In this way, you’re showing them you have their back whether they decide to continue the business relationship or if they cancel. This provides a great customer experience which impacts 88% of customers’ purchasing decisions.
You appear more reliable in the customers’ eyes, and they’re more likely to stay loyal.
In the end, upgrade emails are essential to improve your conversion rates, but you should pop the question at the right time and with all the important information.
Webinars are a great way to provide more value to your customers and enrich your online content library.
You’ll have a prime opportunity to address customers’ most common concerns or educate them about a topic they’re interested in.
Basically, it’s a chance to build a community around your product in a new way. So, most companies send webinar invitations like Asana.
A good webinar invitation email should provide all the necessary information about the event, which include:
- The presenter, company, and guests
- Date, time, and duration
- The main topic and benefits
- The registration CTA button
Consider the fact that webinars are a great tool to generate leads, so you should send more than one webinar invitation to nudge your leads into attending.
In fact, your first email should get to your customers two weeks before the event, so you give them enough time to register. Then, send a couple of reminders a week before the event and one the day before.
Remember, multiple webinar email invitations are a great way to promote your event and encourage participation.
Product changes are often necessary to help SaaS companies stay up to date and ahead of the competition.
But what most companies forget is that unexpected product changes can seriously affect their customers.
It could make users feel alienated if they weren’t informed beforehand and create unnecessary frustrations if changes severely affect their product experience.
One way to prevent that is to send timely product changes emails.
Here’s how Groove used its product changes emails to not only announce new features but to nurture their existing customer relationships.
Their main goal with product changes emails is to show customers they listen to them. They do this by logging customers’ feature requests and gathering them in one place.

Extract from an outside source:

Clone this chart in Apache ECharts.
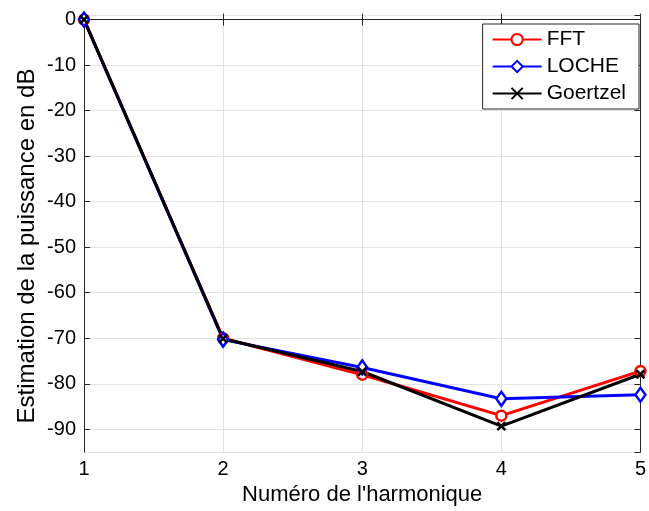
<!DOCTYPE html>
<html><head><meta charset="utf-8">
<script src="https://cdn.jsdelivr.net/npm/echarts@6/dist/echarts.min.js"></script>
<style>html,body{margin:0;padding:0;background:#fff}#c{width:649px;height:511px}</style>
</head><body><div id="c"></div>
<script>
var harmonics = [1, 2, 3, 4, 5];
var fft = [0, -70.0, -78.0, -87.0, -77.2];
var loche = [0, -70.3, -76.4, -83.3, -82.4];
var goertzel = [0, -70.1, -77.3, -89.3, -77.9];
var seriesNames = ['FFT', 'LOCHE', 'Goertzel'];
var xTitle = "Numéro de l'harmonique";
var yTitle = 'Estimation de la puissance en dB';

function pairs(v){ return harmonics.map(function(h,i){ return [h, v[i]]; }); }
var font = 'Liberation Sans, Arial, sans-serif';
var axisCol = '#262626';
var chart = echarts.init(document.getElementById('c'));
var crossPath = 'path://M0,0L10,10M10,0L0,10';
chart.setOption({
  animation: false,
  backgroundColor: '#fff',
  grid: {left: 84, right: 6, top: 15, bottom: 57, containLabel: false},
  graphic: [{
    type: 'text', x: 27, y: 246, rotation: Math.PI / 2,
    style: {text: yTitle, fontFamily: font, fontSize: 24, fill: '#000', align: 'center', verticalAlign: 'middle'}
  }],
  legend: {
    top: 24, right: 10, orient: 'vertical',
    backgroundColor: '#fff', borderColor: axisCol, borderWidth: 1,
    padding: [5, 13, 5, 9], itemGap: 6, itemWidth: 49, itemHeight: 14,
    textStyle: {fontFamily: font, fontSize: 21, color: '#000'},
    data: seriesNames
  },
  xAxis: [{
    type: 'value', min: 1, max: 5, interval: 1,
    name: xTitle, nameLocation: 'middle', nameGap: 27,
    nameTextStyle: {fontFamily: font, fontSize: 22, color: '#000'},
    axisLine: {lineStyle: {color: axisCol, width: 1}},
    axisTick: {inside: true, length: 6, lineStyle: {color: axisCol}},
    axisLabel: {fontFamily: font, fontSize: 20, color: '#000', margin: 7},
    splitLine: {show: true, lineStyle: {color: '#e3e3e3', width: 1}}
  }, {
    type: 'value', min: 1, max: 5, interval: 1, position: 'top',
    axisLine: {show: true, lineStyle: {color: axisCol, width: 1}},
    axisTick: {inside: true, length: 6, lineStyle: {color: axisCol}},
    axisLabel: {show: false}, splitLine: {show: false}
  }],
  yAxis: [{
    type: 'value', min: -95, max: 1, splitNumber: 10,
    axisLine: {show: true, lineStyle: {color: axisCol, width: 1}},
    axisTick: {inside: true, length: 6, lineStyle: {color: axisCol}},
    axisLabel: {fontFamily: font, fontSize: 20, color: '#000', margin: 8, showMinLabel: false, showMaxLabel: false},
    splitLine: {show: true, lineStyle: {color: '#e3e3e3', width: 1}}
  }, {
    type: 'value', min: -95, max: 1, splitNumber: 10, position: 'right',
    axisLine: {show: true, lineStyle: {color: axisCol, width: 1}},
    axisTick: {inside: true, length: 6, lineStyle: {color: axisCol}},
    axisLabel: {show: false}, splitLine: {show: false}
  }],
  series: [{
    name: 'FFT', type: 'line', data: pairs(fft),
    symbol: 'circle', symbolSize: 10, showAllSymbol: true,
    lineStyle: {color: '#ff0000', width: 3},
    itemStyle: {color: '#fff', borderColor: '#ff0000', borderWidth: 2.5}
  }, {
    name: 'LOCHE', type: 'line', data: pairs(loche),
    symbol: 'diamond', symbolSize: [10, 14],
    lineStyle: {color: '#0000ff', width: 3},
    itemStyle: {color: '#fff', borderColor: '#0000ff', borderWidth: 2.5}
  }, {
    name: 'Goertzel', type: 'line', data: pairs(goertzel),
    symbol: crossPath, symbolSize: 8,
    lineStyle: {color: '#000', width: 3},
    itemStyle: {color: '#000', borderColor: '#000', borderWidth: 2.5}
  }]
});
</script></body></html>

So when they finally develop and release the requested feature, they send a personal email to every customer who requested that feature.
Here’s how customers responded:
And the best part is the response rate to their product change emails was 68%.
Customers didn’t need to respond, but Groove’s method shows that a personal approach to product changes emails helps maintain a satisfied customer.
So, there’s one thing you can learn from Groove.
A personal approach with product changes emails is the best way to show you care about your customer’s needs. In turn, this will convince them that doing business with you was the right choice.
There’s no better way to let customers know you care than sending them personalized emails on their special days.
Celebrating milestones strengthens your overall relationship with your customer. Simply put, engaging with customers should continue as long as they do business with you.
That is the only way to keep your retention rates high and generate more revenue.
Therefore, when a customer makes a significant accomplishment with your product, acknowledge that via email.
For example, Premier Agent celebrates their customer reaching 50th review.
Another popular milestone email is a yearly recap which includes different statistics about the customers’ behavior.
For example, Spotify neatly summarises its customers listening preferences for an entire year.
In the end, milestone emails should serve as an encouragement for your customers to continue using your product. That way, you’re creating long-lasting relationships and advocates for your company.
Sending targeted customer success emails ensures you’re properly engaging with your users. That way, you’re creating loyal and lifetime customers who will generate more revenue.
As customers’ demands for a more personalized experience increase, having the right communication strategy is crucial. So, the only way to reach them and give them what they want is by utilizing customer success emails.